I left the store without the jewellery. They are going to do the polishing later so I opted to collect it tomorrow.

Back to the hotel – about 10 minutes which is great. Everything is close in this area !

We went to the rooftop, but as I said it’s the no alcohol bar. So we took our own….. don’t judge please!

The rain was getting heavy so we decided to eat very locally. We also had a cultural show on at 9pm. Free for guests – with geishas dancing.

We thought we’d try the Kazoo club for some jazz and it was close the hotel. But first a drink. Steve spotted Black and White bar and we went in. Probably only an 18 seater with a charming Japanese owner. He’s only been open 2 months so is building clientele. It’s a great bar. He made me a pear Shochu martini. Quite delicious.

Shochu is a distilled Japanese spirit made with fermented ingredients like sweet potato or rice and it’s known for it low alcohol. Sounds good to me. Cheers !!!!Delicious

Peeling the pear for my martini !

After we’d finished we walked a little further dodging puddles sbccernt down into Jazoo. Why are jazz club always down stairs?? We looked in and there weren’t many people. Well there was 1 but it was early. And it was open mic night. So we decided to give it a miss. And headed for food.

We tried one. Full. Another had a very limited menu. The third had a few full tables. So in we went. It was another one with the bbq at your table. It was just right. Lovely meat.

I just love how you can choose the grade of meat. Steve had best tenderloin. Not just tenderloin. I had superior rips. Not just ribs. ( not a typo. That’s how it was written. ! Tips. )

We ordered a big salad and beer. Simple and tasty. And when you leave they give you a spray bottle to spray your clothes so you don’t smell smoky.

I love Japan. So many great thoughtful ideas.

After dinner we splashed back to the hotel about 3 minutes away, and went to the restaurant at our hotel for the cultural show.

Well what a n experience. Hosted by a man who had a very loud expressive voice he introduced the two geisha and the women playing the rather tuneless Japanese style mandolin.

The singer musician and the host
Our two geisha girls.

It was good but funny and fairly typical of the show they think tourists want. We don’t. We want something traditional.

Half an hour of dancing and we headed to our room to pack.

Last day tomorrow.

And our knife making course.

Day Trip from Tokyo to Kamakura and Enoshima

Starting early….. it’s an hour and 20 mins to the south to Kamakura and Enoshima which is a little island connected by a bridge.

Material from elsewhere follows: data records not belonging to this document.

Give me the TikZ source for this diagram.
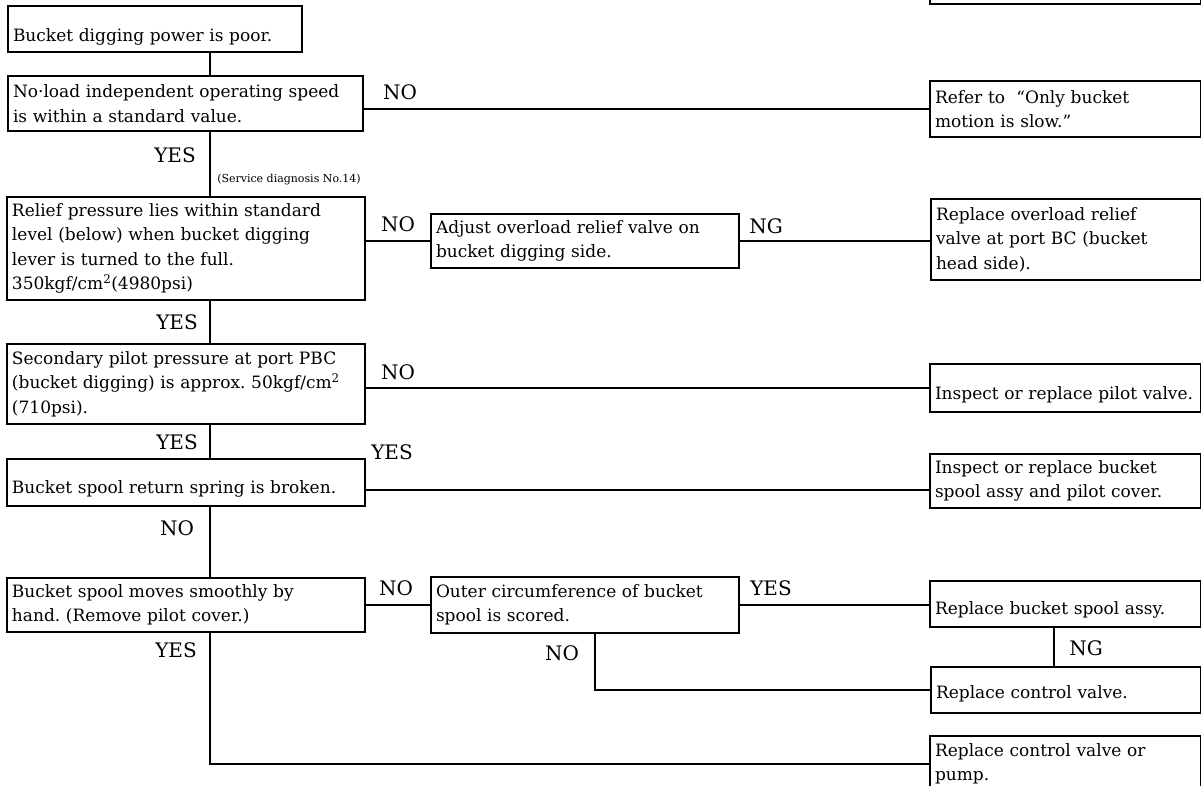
\documentclass[tikz,border=0pt]{standalone}
\usepackage{fontspec}
\setmainfont{DejaVu Serif}
\frenchspacing
\begin{document}
\begin{tikzpicture}[x=1pt,y=-1pt,
 bx/.style 2 args={draw, line width=2pt, anchor=north west, inner xsep=5pt, inner ysep=0pt, align=left, minimum width=#1pt, minimum height=#2pt, text width=#1pt-10pt, font=\fontsize{17}{24.5}\selectfont},
 sl/.style={text height=#1, text depth=0pt},
 lbl/.style={font=\fontsize{20}{24}\selectfont, inner sep=0pt},
 ln/.style={line width=2pt}]
\useasboundingbox (0,0) rectangle (1201,786);
\clip (0,0) rectangle (1201,786);
\node[bx={271}{43}] (top) at (929,-40) {};
\node[bx={294}{46}, sl=26pt] (b1) at (7,5) {Bucket digging power is poor.};
\node[bx={355}{55}] (b2) at (7,75) {No·load independent operating speed\\is within a standard value.};
\node[bx={271}{56}] (refer) at (929,80) {Refer to\ \ “Only bucket\\motion is slow.”};
\node[bx={358}{103}] (b3) at (6,196) {Relief pressure lies within standard\\level (below) when bucket digging\\lever is turned to the full.\\350kgf/cm\textsuperscript{2}(4980psi)};
\node[bx={308}{54}] (adj) at (430,213) {Adjust overload relief valve on\\bucket digging side.};
\node[bx={270}{81}] (rov) at (930,198) {Replace overload relief\\valve at port BC (bucket\\head side).};
\node[bx={358}{80}] (b4) at (6,343) {Secondary pilot pressure at port PBC\\(bucket digging) is approx. 50kgf/cm\textsuperscript{2}\\(710psi).};
\node[bx={271}{48}, sl=23pt] (pil) at (929,363) {Inspect or replace pilot valve.};
\node[bx={358}{47}, sl=21pt] (b5) at (6,458) {Bucket spool return spring is broken.};
\node[bx={271}{54}] (insp) at (929,453) {Inspect or replace bucket\\spool assy and pilot cover.};
\node[bx={358}{54}] (b6) at (6,577) {Bucket spool moves smoothly by\\hand. (Remove pilot cover.)};
\node[bx={308}{56}] (outer) at (430,576) {Outer circumference of bucket\\spool is scored.};
\node[bx={271}{46}, sl=21pt] (rbs) at (929,580) {Replace bucket spool assy.};
\node[bx={270}{46}, sl=17pt] (rcv) at (930,666) {Replace control valve.};
\node[bx={271}{56}] (pump) at (929,735) {Replace control valve or\\pump.};
% labels
\node[lbl] (l1) at (400,92) {NO};
\node[lbl] (l2) at (175,155) {YES};
\node[font=\fontsize{11}{12}\selectfont, inner sep=0pt] (sd) at (289,180) {(Service diagnosis No.14)};
\node[lbl] (l3) at (398,224) {NO};
\node[lbl] (l4) at (766,226) {NG};
\node[lbl] (l5) at (177,322) {YES};
\node[lbl] (l6) at (398,372) {NO};
\node[lbl] (l7) at (177,442) {YES};
\node[lbl] (l8) at (392,452) {YES};
\node[lbl] (l9) at (177,528) {NO};
\node[lbl] (l10) at (396,588) {NO};
\node[lbl] (l11) at (176,650) {YES};
\node[lbl] (l12) at (771,588) {YES};
\node[lbl] (l13) at (562,653) {NO};
\node[lbl] (l14) at (1086,648) {NG};
% connectors
\coordinate (tx) at (210,0);
\coordinate (nx) at (595,0);
\coordinate (gx) at (1054,0);
\coordinate (r5) at (0,490);
\draw[ln] (b1.south -| tx) -- (b2.north -| tx);
\draw[ln] (refer.west -| b2.east) -- (refer.west);
\draw[ln] (b2.south -| tx) -- (b3.north -| tx);
\draw[ln] (adj.west -| b3.east) -- (adj.west);
\draw[ln] (adj.east) -- (adj.east -| rov.west);
\draw[ln] (b3.south -| tx) -- (b4.north -| tx);
\draw[ln] (pil.west -| b4.east) -- (pil.west);
\draw[ln] (b4.south -| tx) -- (b5.north -| tx);
\draw[ln] (r5 -| b5.east) -- (r5 -| insp.west);
\draw[ln] (b5.south -| tx) -- (b6.north -| tx);
\draw[ln] (b6.east) -- (b6.east -| outer.west);
\draw[ln] (b6.east -| outer.east) -- (b6.east -| rbs.west);
\draw[ln] (outer.south -| nx) |- (rcv.west);
\draw[ln] (rbs.south -| gx) -- (rcv.north -| gx);
\draw[ln] (b6.south -| tx) |- (pump.west);
\end{tikzpicture}
\end{document}
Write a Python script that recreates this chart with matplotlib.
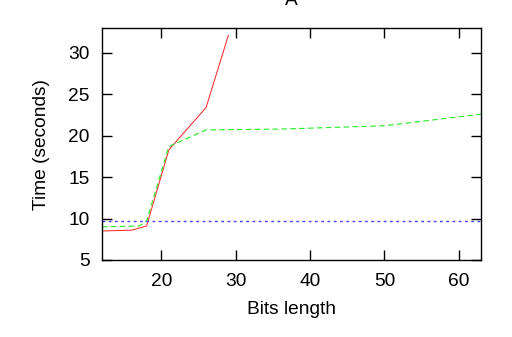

We decided on a taxi to Tokyo central as there was a major hold up on the line connecting us to Tokyo. traffic was fine. In fact despite the millions who live here the streets are not crazy.

Arriving into Kamakura was like arriving at a beach holiday destination. There were cries of excitement especially from the hoards of school children. All decked out in yellow caps ( how do they tell them apart) they were clogging the already crowded streets.

A small group of yellow hats.

I may have mentioned the school children. At the end of Oct it’s school excursion time. They go somewhere for a week and seem to be wandering in groups. They must have a meeting time and place because there aren’t many teachers visible with them.

We walked up the famous shopping street with all its food and novelties and saw the Shrine then caught the little Enoden electric tram along the coast.

We got off to see the biggest Buddha.

Spotted on the tram was a school kid in disguise!

Full black face mask , glasses, yellow with hood pulled up.

The little tram stopped along the coast where there little beaches where people probably swim in summer but no one was in now.

We got off at Enoshima. From the station you walk down a long street straight to the bridge across to the island. About a 30 mins walk if you take your time.

The walk across to the island

The island is small and very hilly. Around the islands which should have cafes and restaurants there are car parks. Very strange. The Main Street of the Bridge leads straight up to the shrine and giant candle on top of the hill.

Up to the shrine.

I opted not to walk the 208 steps up and went exploring the back streets which is a favourite thing of mine. Getting off the tourist walk.

I found this little walkway down to a beach.

Steve walked to the caves which involved lots of stairs

We had stopped for prawns for lunch. Always delicious. Their tempura is great.

Back to the station and the tram to the nearest JR train station back to Tokyo. We got seats which is always a blessing. No one seems to give up seats for older people here.

A little rest was needed. Our days have a lot of walking. Today 16,000 for me and over 20,000 for Steve.

Then out for dinner. It’s Steve’s 75th birthday today. So we opted for a reservation! No wandering around choosing. We were going Frencb but it was booked out so went to Braceli run by an Italian Japanese man. He lived in Rome and Venice for years so we communicated in Italian.

The food was good.

A beautiful salad. With prosciutto

A few glasses of wine to toast the birthday boy and home to bed. I love how our hotel is so handy to many things. an east 15 min walk in a back street of Asakusa.

Tomorrow I’m doing a ring making experience.

Tokyo : Asakusa

When in a big city I always think it’s a good idea to stay in different areas if possible.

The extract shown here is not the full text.